CHALLENGE | Leave out the pictures, then reproduce the rest of the material exactly.

DATASET SECTION |
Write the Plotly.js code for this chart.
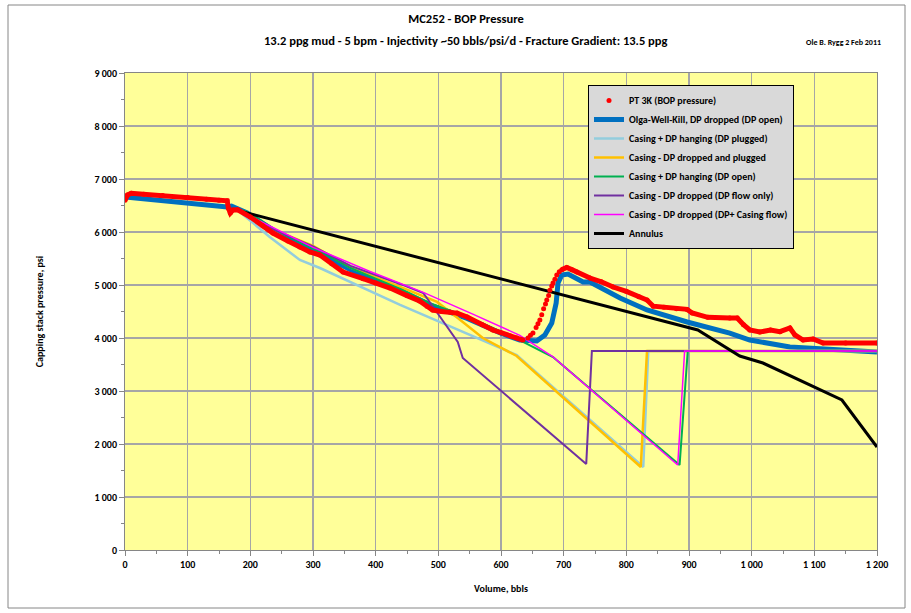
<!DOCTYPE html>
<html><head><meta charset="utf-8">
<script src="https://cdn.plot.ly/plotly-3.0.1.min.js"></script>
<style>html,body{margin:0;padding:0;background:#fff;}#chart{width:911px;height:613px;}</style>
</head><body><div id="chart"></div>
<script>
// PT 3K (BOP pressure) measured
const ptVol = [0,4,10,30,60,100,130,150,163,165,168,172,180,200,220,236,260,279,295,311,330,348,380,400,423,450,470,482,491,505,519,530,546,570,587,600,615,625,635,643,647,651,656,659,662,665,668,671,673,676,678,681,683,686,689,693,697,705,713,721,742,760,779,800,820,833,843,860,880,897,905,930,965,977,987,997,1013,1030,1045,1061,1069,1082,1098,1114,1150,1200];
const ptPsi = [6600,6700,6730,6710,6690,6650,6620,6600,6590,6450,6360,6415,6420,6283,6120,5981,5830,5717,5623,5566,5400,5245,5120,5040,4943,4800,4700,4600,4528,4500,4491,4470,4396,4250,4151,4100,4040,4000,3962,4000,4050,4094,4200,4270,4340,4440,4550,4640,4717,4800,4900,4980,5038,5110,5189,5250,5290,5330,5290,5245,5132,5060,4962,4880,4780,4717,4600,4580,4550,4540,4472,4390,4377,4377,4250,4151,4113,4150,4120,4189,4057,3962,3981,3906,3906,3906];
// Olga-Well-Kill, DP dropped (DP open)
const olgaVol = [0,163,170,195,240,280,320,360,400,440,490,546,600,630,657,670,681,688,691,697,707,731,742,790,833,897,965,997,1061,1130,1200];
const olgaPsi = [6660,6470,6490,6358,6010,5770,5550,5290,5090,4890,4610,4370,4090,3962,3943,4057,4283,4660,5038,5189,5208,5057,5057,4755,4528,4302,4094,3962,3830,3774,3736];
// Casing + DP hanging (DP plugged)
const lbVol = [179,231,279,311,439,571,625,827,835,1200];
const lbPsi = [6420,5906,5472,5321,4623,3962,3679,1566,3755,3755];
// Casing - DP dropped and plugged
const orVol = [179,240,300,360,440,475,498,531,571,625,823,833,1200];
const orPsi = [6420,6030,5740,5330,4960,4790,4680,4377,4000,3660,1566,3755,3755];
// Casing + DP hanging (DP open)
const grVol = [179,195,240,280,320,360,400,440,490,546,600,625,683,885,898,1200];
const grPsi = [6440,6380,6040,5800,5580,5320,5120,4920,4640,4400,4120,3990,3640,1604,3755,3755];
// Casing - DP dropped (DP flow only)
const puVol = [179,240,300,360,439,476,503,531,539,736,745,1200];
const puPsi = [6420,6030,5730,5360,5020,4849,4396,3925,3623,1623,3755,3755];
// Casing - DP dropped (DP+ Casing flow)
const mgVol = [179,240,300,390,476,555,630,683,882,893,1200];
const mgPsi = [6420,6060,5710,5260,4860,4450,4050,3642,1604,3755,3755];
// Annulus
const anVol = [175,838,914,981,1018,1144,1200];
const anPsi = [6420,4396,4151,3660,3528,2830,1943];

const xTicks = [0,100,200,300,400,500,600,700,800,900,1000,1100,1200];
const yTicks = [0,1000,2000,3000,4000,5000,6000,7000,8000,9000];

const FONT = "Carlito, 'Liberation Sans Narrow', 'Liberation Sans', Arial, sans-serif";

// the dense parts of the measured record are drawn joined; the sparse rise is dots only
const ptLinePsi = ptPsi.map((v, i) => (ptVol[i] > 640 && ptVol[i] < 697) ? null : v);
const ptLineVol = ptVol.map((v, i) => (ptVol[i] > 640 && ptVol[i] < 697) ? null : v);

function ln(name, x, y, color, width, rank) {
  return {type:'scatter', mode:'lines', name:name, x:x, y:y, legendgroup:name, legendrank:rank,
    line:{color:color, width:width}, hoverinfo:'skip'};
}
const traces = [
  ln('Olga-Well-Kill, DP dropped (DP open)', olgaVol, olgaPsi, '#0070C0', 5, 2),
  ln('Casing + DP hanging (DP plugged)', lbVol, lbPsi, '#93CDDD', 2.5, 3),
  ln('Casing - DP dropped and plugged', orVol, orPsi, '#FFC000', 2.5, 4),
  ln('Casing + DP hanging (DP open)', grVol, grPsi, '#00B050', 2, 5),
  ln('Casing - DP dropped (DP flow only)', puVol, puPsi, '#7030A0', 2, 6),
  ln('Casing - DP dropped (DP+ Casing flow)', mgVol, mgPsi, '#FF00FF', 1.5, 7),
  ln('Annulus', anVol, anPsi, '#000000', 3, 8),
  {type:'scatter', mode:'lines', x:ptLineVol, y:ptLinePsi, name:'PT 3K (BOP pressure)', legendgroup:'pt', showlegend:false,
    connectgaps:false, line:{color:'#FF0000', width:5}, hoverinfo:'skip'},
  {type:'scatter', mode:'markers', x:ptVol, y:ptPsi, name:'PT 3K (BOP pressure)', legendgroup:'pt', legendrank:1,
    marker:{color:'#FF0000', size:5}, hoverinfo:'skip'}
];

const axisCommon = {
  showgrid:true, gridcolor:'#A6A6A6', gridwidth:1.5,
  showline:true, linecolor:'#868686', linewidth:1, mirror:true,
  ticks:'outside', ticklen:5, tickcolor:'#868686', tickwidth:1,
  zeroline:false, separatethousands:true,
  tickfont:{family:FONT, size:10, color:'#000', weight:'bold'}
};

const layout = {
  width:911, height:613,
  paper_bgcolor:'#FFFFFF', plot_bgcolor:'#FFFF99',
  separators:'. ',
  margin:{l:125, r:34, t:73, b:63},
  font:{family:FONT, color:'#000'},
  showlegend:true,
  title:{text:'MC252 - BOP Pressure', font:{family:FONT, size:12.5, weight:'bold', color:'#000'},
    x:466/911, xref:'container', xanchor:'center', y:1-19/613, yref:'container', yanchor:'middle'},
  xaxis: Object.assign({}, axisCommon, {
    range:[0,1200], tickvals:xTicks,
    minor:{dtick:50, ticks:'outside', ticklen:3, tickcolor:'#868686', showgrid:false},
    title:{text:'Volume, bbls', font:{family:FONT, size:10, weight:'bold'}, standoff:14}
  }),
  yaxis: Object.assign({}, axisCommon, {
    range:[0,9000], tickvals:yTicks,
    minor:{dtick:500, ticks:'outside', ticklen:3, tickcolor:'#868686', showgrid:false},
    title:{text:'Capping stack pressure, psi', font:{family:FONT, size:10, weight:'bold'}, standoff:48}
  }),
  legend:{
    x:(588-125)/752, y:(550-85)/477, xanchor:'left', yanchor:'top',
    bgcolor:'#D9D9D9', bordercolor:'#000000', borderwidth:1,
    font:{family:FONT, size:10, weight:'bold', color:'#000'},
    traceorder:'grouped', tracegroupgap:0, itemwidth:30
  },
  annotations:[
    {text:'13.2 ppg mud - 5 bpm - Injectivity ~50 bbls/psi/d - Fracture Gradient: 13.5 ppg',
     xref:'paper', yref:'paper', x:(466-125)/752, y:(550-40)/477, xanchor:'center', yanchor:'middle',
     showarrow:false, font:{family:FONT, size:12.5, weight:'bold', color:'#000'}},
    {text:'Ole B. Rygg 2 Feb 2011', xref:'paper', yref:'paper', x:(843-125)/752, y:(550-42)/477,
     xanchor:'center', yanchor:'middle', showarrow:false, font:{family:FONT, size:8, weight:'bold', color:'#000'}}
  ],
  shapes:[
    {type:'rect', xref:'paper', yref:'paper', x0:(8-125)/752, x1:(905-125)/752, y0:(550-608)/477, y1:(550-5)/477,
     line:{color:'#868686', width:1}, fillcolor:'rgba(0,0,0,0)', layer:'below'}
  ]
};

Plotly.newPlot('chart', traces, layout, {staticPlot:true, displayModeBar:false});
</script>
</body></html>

RESULT FOR THIS TASK |
Write the Plotly.js code for this chart.
<!DOCTYPE html>
<html><head><meta charset="utf-8">
<script src="https://cdn.plot.ly/plotly-3.0.1.min.js"></script>
<style>html,body{margin:0;padding:0;background:#fff;}#chart{width:911px;height:613px;}</style>
</head><body><div id="chart"></div>
<script>
// PT 3K (BOP pressure) measured
const ptVol = [0,4,10,30,60,100,130,150,163,165,168,172,180,200,220,236,260,279,295,311,330,348,380,400,423,450,470,482,491,505,519,530,546,570,587,600,615,625,635,643,647,651,656,659,662,665,668,671,673,676,678,681,683,686,689,693,697,705,713,721,742,760,779,800,820,833,843,860,880,897,905,930,965,977,987,997,1013,1030,1045,1061,1069,1082,1098,1114,1150,1200];
const ptPsi = [6600,6700,6730,6710,6690,6650,6620,6600,6590,6450,6360,6415,6420,6283,6120,5981,5830,5717,5623,5566,5400,5245,5120,5040,4943,4800,4700,4600,4528,4500,4491,4470,4396,4250,4151,4100,4040,4000,3962,4000,4050,4094,4200,4270,4340,4440,4550,4640,4717,4800,4900,4980,5038,5110,5189,5250,5290,5330,5290,5245,5132,5060,4962,4880,4780,4717,4600,4580,4550,4540,4472,4390,4377,4377,4250,4151,4113,4150,4120,4189,4057,3962,3981,3906,3906,3906];
// Olga-Well-Kill, DP dropped (DP open)
const olgaVol = [0,163,170,195,240,280,320,360,400,440,490,546,600,630,657,670,681,688,691,697,707,731,742,790,833,897,965,997,1061,1130,1200];
const olgaPsi = [6660,6470,6490,6358,6010,5770,5550,5290,5090,4890,4610,4370,4090,3962,3943,4057,4283,4660,5038,5189,5208,5057,5057,4755,4528,4302,4094,3962,3830,3774,3736];
// Casing + DP hanging (DP plugged)
const lbVol = [179,231,279,311,439,571,625,827,835,1200];
const lbPsi = [6420,5906,5472,5321,4623,3962,3679,1566,3755,3755];
// Casing - DP dropped and plugged
const orVol = [179,240,300,360,440,475,498,531,571,625,823,833,1200];
const orPsi = [6420,6030,5740,5330,4960,4790,4680,4377,4000,3660,1566,3755,3755];
// Casing + DP hanging (DP open)
const grVol = [179,195,240,280,320,360,400,440,490,546,600,625,683,885,898,1200];
const grPsi = [6440,6380,6040,5800,5580,5320,5120,4920,4640,4400,4120,3990,3640,1604,3755,3755];
// Casing - DP dropped (DP flow only)
const puVol = [179,240,300,360,439,476,503,531,539,736,745,1200];
const puPsi = [6420,6030,5730,5360,5020,4849,4396,3925,3623,1623,3755,3755];
// Casing - DP dropped (DP+ Casing flow)
const mgVol = [179,240,300,390,476,555,630,683,882,893,1200];
const mgPsi = [6420,6060,5710,5260,4860,4450,4050,3642,1604,3755,3755];
// Annulus
const anVol = [175,838,914,981,1018,1144,1200];
const anPsi = [6420,4396,4151,3660,3528,2830,1943];

const xTicks = [0,100,200,300,400,500,600,700,800,900,1000,1100,1200];
const yTicks = [0,1000,2000,3000,4000,5000,6000,7000,8000,9000];

const FONT = "Carlito, 'Liberation Sans Narrow', 'Liberation Sans', Arial, sans-serif";

// the dense parts of the measured record are drawn joined; the sparse rise is dots only
const ptLinePsi = ptPsi.map((v, i) => (ptVol[i] > 640 && ptVol[i] < 697) ? null : v);
const ptLineVol = ptVol.map((v, i) => (ptVol[i] > 640 && ptVol[i] < 697) ? null : v);

function ln(name, x, y, color, width, rank) {
  return {type:'scatter', mode:'lines', name:name, x:x, y:y, legendgroup:name, legendrank:rank,
    line:{color:color, width:width}, hoverinfo:'skip'};
}
const traces = [
  ln('Olga-Well-Kill, DP dropped (DP open)', olgaVol, olgaPsi, '#0070C0', 5, 2),
  ln('Casing + DP hanging (DP plugged)', lbVol, lbPsi, '#93CDDD', 2.5, 3),
  ln('Casing - DP dropped and plugged', orVol, orPsi, '#FFC000', 2.5, 4),
  ln('Casing + DP hanging (DP open)', grVol, grPsi, '#00B050', 2, 5),
  ln('Casing - DP dropped (DP flow only)', puVol, puPsi, '#7030A0', 2, 6),
  ln('Casing - DP dropped (DP+ Casing flow)', mgVol, mgPsi, '#FF00FF', 1.5, 7),
  ln('Annulus', anVol, anPsi, '#000000', 3, 8),
  {type:'scatter', mode:'lines', x:ptLineVol, y:ptLinePsi, name:'PT 3K (BOP pressure)', legendgroup:'pt', showlegend:false,
    connectgaps:false, line:{color:'#FF0000', width:5}, hoverinfo:'skip'},
  {type:'scatter', mode:'markers', x:ptVol, y:ptPsi, name:'PT 3K (BOP pressure)', legendgroup:'pt', legendrank:1,
    marker:{color:'#FF0000', size:5}, hoverinfo:'skip'}
];

const axisCommon = {
  showgrid:true, gridcolor:'#A6A6A6', gridwidth:1.5,
  showline:true, linecolor:'#868686', linewidth:1, mirror:true,
  ticks:'outside', ticklen:5, tickcolor:'#868686', tickwidth:1,
  zeroline:false, separatethousands:true,
  tickfont:{family:FONT, size:10, color:'#000', weight:'bold'}
};

const layout = {
  width:911, height:613,
  paper_bgcolor:'#FFFFFF', plot_bgcolor:'#FFFF99',
  separators:'. ',
  margin:{l:125, r:34, t:73, b:63},
  font:{family:FONT, color:'#000'},
  showlegend:true,
  title:{text:'MC252 - BOP Pressure', font:{family:FONT, size:12.5, weight:'bold', color:'#000'},
    x:466/911, xref:'container', xanchor:'center', y:1-19/613, yref:'container', yanchor:'middle'},
  xaxis: Object.assign({}, axisCommon, {
    range:[0,1200], tickvals:xTicks,
    minor:{dtick:50, ticks:'outside', ticklen:3, tickcolor:'#868686', showgrid:false},
    title:{text:'Volume, bbls', font:{family:FONT, size:10, weight:'bold'}, standoff:14}
  }),
  yaxis: Object.assign({}, axisCommon, {
    range:[0,9000], tickvals:yTicks,
    minor:{dtick:500, ticks:'outside', ticklen:3, tickcolor:'#868686', showgrid:false},
    title:{text:'Capping stack pressure, psi', font:{family:FONT, size:10, weight:'bold'}, standoff:48}
  }),
  legend:{
    x:(588-125)/752, y:(550-85)/477, xanchor:'left', yanchor:'top',
    bgcolor:'#D9D9D9', bordercolor:'#000000', borderwidth:1,
    font:{family:FONT, size:10, weight:'bold', color:'#000'},
    traceorder:'grouped', tracegroupgap:0, itemwidth:30
  },
  annotations:[
    {text:'13.2 ppg mud - 5 bpm - Injectivity ~50 bbls/psi/d - Fracture Gradient: 13.5 ppg',
     xref:'paper', yref:'paper', x:(466-125)/752, y:(550-40)/477, xanchor:'center', yanchor:'middle',
     showarrow:false, font:{family:FONT, size:12.5, weight:'bold', color:'#000'}},
    {text:'Ole B. Rygg 2 Feb 2011', xref:'paper', yref:'paper', x:(843-125)/752, y:(550-42)/477,
     xanchor:'center', yanchor:'middle', showarrow:false, font:{family:FONT, size:8, weight:'bold', color:'#000'}}
  ],
  shapes:[
    {type:'rect', xref:'paper', yref:'paper', x0:(8-125)/752, x1:(905-125)/752, y0:(550-608)/477, y1:(550-5)/477,
     line:{color:'#868686', width:1}, fillcolor:'rgba(0,0,0,0)', layer:'below'}
  ]
};

Plotly.newPlot('chart', traces, layout, {staticPlot:true, displayModeBar:false});
</script>
</body></html>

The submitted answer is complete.